By Liz Hampton
(Reuters) – The U.S. state of Colorado’s oil regulator this week rejected a request by Occidental Petroleum Corp to drill new oil and gas wells roughly 800 feet (244 meters) away from homes, in a test of a new rule that sets a wide berth between drilling activity and residential areas.
The proposed site in Firestone, Colorado, was near where natural gas leaked from a pipeline owned by Anadarko Petroleum Corp in 2017 and triggered an explosion that killed two people. Occidental acquired Anadarko in 2019.
Colorado in 2020 imposed a rule that requires new oil and gas wells be no closer than 2,000 feet (610 meters) from residential areas and other buildings.
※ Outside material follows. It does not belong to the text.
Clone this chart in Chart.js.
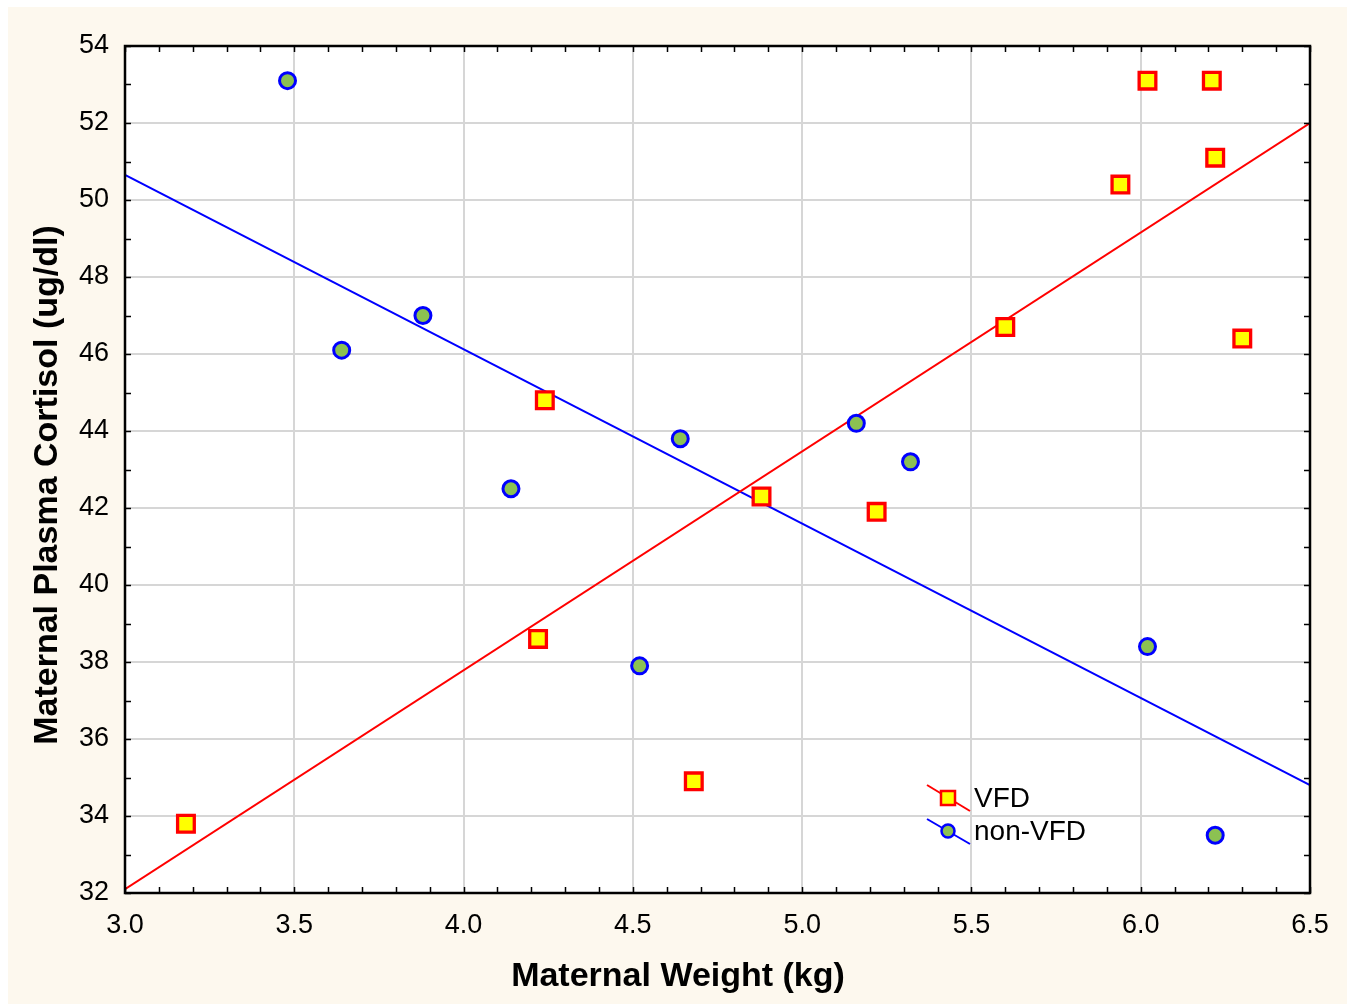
<!DOCTYPE html>
<html><head><meta charset="utf-8">
<script src="https://cdn.jsdelivr.net/npm/chart.js@4"></script>
<style>html,body{margin:0;padding:0;background:#fff;overflow:hidden}</style>
</head><body>
<canvas id="c" width="1351" height="1004"></canvas>
<script>
// ---- data ----
const vfdWeight    = [3.18, 4.22, 4.24, 4.68, 4.88, 5.22, 5.60, 5.94, 6.02, 6.21, 6.22, 6.30];
const vfdCortisol  = [33.8, 38.6, 44.8, 34.9, 42.3, 41.9, 46.7, 50.4, 53.1, 53.1, 51.1, 46.4];
const nonWeight    = [3.48, 3.64, 3.88, 4.14, 4.52, 4.64, 5.16, 5.32, 6.02, 6.22];
const nonCortisol  = [53.1, 46.1, 47.0, 42.5, 37.9, 43.8, 44.2, 43.2, 38.4, 33.5];
const fitWeight       = [3.0, 6.5];
const vfdFitCortisol  = [32.1, 52.0];
const nonFitCortisol  = [50.65, 34.8];
const seriesNames = ['VFD', 'non-VFD'];
const xTitle = 'Maternal Weight (kg)';
const yTitle = 'Maternal Plasma Cortisol (ug/dl)';

const FONT = "'Liberation Sans', Arial, sans-serif";
const toPts = (xs, ys) => xs.map((x, i) => ({x, y: ys[i]}));

const bgPlugin = {
  id: 'bg',
  beforeDraw(chart) {
    const ctx = chart.ctx, a = chart.chartArea;
    ctx.save();
    ctx.fillStyle = '#ffffff';
    ctx.fillRect(0, 0, chart.width, chart.height);
    ctx.fillStyle = '#fdf8ee';
    ctx.fillRect(8, 7, 1339, 997);
    ctx.fillStyle = '#ffffff';
    ctx.fillRect(a.left, a.top, a.right - a.left, a.bottom - a.top);
    ctx.restore();
  },
  afterDatasetsDraw(chart) {
    const ctx = chart.ctx, a = chart.chartArea;
    const xs = chart.scales.x, ys = chart.scales.y;
    ctx.save();
    ctx.strokeStyle = '#000';
    ctx.lineWidth = 1.5;
    const tl = 6;
    ctx.beginPath();
    for (let i = 0; i <= 35; i++) {
      const px = Math.round(xs.getPixelForValue(3 + i * 0.1)) + 0.5;
      ctx.moveTo(px, a.bottom); ctx.lineTo(px, a.bottom - tl);
      ctx.moveTo(px, a.top); ctx.lineTo(px, a.top + tl);
    }
    for (let v = 32; v <= 54; v++) {
      const py = Math.round(ys.getPixelForValue(v)) + 0.5;
      ctx.moveTo(a.left, py); ctx.lineTo(a.left + tl, py);
      ctx.moveTo(a.right, py); ctx.lineTo(a.right - tl, py);
    }
    ctx.stroke();
    ctx.lineWidth = 2.5;
    ctx.strokeRect(a.left, a.top, a.right - a.left, a.bottom - a.top);

    // axis titles
    ctx.fillStyle = '#000';
    ctx.font = 'bold 34px ' + FONT;
    ctx.textAlign = 'center';
    ctx.textBaseline = 'alphabetic';
    ctx.fillText(xTitle, 678, 986);
    ctx.save();
    ctx.translate(57, 485);
    ctx.rotate(-Math.PI / 2);
    ctx.fillText(yTitle, 0, 0);
    ctx.restore();

    // legend
    const lx = a.right - 383, ly1 = 798, ly2 = 831;
    ctx.lineWidth = 2;
    ctx.strokeStyle = '#ff0000';
    ctx.beginPath(); ctx.moveTo(lx, ly1 - 13); ctx.lineTo(lx + 43, ly1 + 13); ctx.stroke();
    ctx.fillStyle = '#ffff00';
    ctx.lineWidth = 2.5;
    ctx.fillRect(lx + 14, ly1 - 7, 14, 14);
    ctx.strokeRect(lx + 14, ly1 - 7, 14, 14);
    ctx.strokeStyle = '#0000ff';
    ctx.lineWidth = 2;
    ctx.beginPath(); ctx.moveTo(lx, ly2 - 12); ctx.lineTo(lx + 43, ly2 + 13); ctx.stroke();
    ctx.fillStyle = '#8cc152';
    ctx.lineWidth = 2.5;
    ctx.beginPath(); ctx.arc(lx + 21, ly2, 6.5, 0, Math.PI * 2); ctx.fill(); ctx.stroke();
    ctx.fillStyle = '#000';
    ctx.font = '28px ' + FONT;
    ctx.textBaseline = 'middle';
    ctx.textAlign = 'left';
    ctx.fillText(seriesNames[0], lx + 47, ly1 + 1);
    ctx.fillText(seriesNames[1], lx + 47, ly2 + 1);
    ctx.restore();
  }
};

new Chart(document.getElementById('c'), {
  type: 'scatter',
  data: {
    datasets: [
      { label: seriesNames[0] + ' fit', type: 'line', data: toPts(fitWeight, vfdFitCortisol),
        borderColor: '#ff0000', borderWidth: 2, pointRadius: 0, fill: false, order: 3 },
      { label: seriesNames[1] + ' fit', type: 'line', data: toPts(fitWeight, nonFitCortisol),
        borderColor: '#0000ff', borderWidth: 2, pointRadius: 0, fill: false, order: 3 },
      { label: seriesNames[0], data: toPts(vfdWeight, vfdCortisol), pointStyle: 'rect',
        pointRadius: 11.8, pointBackgroundColor: '#ffff00', pointBorderColor: '#ff0000', pointBorderWidth: 3.3, order: 1 },
      { label: seriesNames[1], data: toPts(nonWeight, nonCortisol), pointStyle: 'circle',
        pointRadius: 8, pointBackgroundColor: '#8cc152', pointBorderColor: '#0000ff', pointBorderWidth: 3, order: 1 }
    ]
  },
  options: {
    responsive: false,
    animation: false,
    events: [],
    layout: { padding: { left: 0, right: 41, top: 46, bottom: 0 } },
    plugins: { legend: { display: false }, tooltip: { enabled: false } },
    scales: {
      x: {
        type: 'linear', min: 3.0, max: 6.5,
        ticks: { stepSize: 0.5, color: '#000', font: { family: FONT, size: 27 }, padding: 16,
                 callback: v => Number(v).toFixed(1) },
        grid: { color: '#d6d6d6', lineWidth: 2, drawTicks: false },
        border: { display: false },
        title: { display: false },
        afterFit(s) { s.height = 111; }
      },
      y: {
        type: 'linear', min: 32, max: 54,
        ticks: { stepSize: 2, color: '#000', font: { family: FONT, size: 27 }, padding: 16 },
        grid: { color: '#d6d6d6', lineWidth: 2, drawTicks: false },
        border: { display: false },
        title: { display: false },
        afterFit(s) { s.width = 125; }
      }
    }
  },
  plugins: [bgPlugin]
});
</script>
</body></html>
The rule allows for companies to seek exemptions.
But the Colorado Oil and Gas Conservation Commission voted 4-1 to reject Occidental’s plan.
Occidental said it was “disappointed” by the decision and said its proposed development showed its commitment to safety standards that protect public health and the environment.
“Our partners in Firestone want us to operate in their town, and our next steps include reviewing all available options to develop the mineral resources Coloradans rely on for their energy needs,” the company said.
Environmental groups, however, applauded the decision.
“The oil and gas commission made the right decision to protect the people of Firestone and Frederick over corporate interests today,” Michael Freeman, an attorney for Earthjustice said in a statement this week.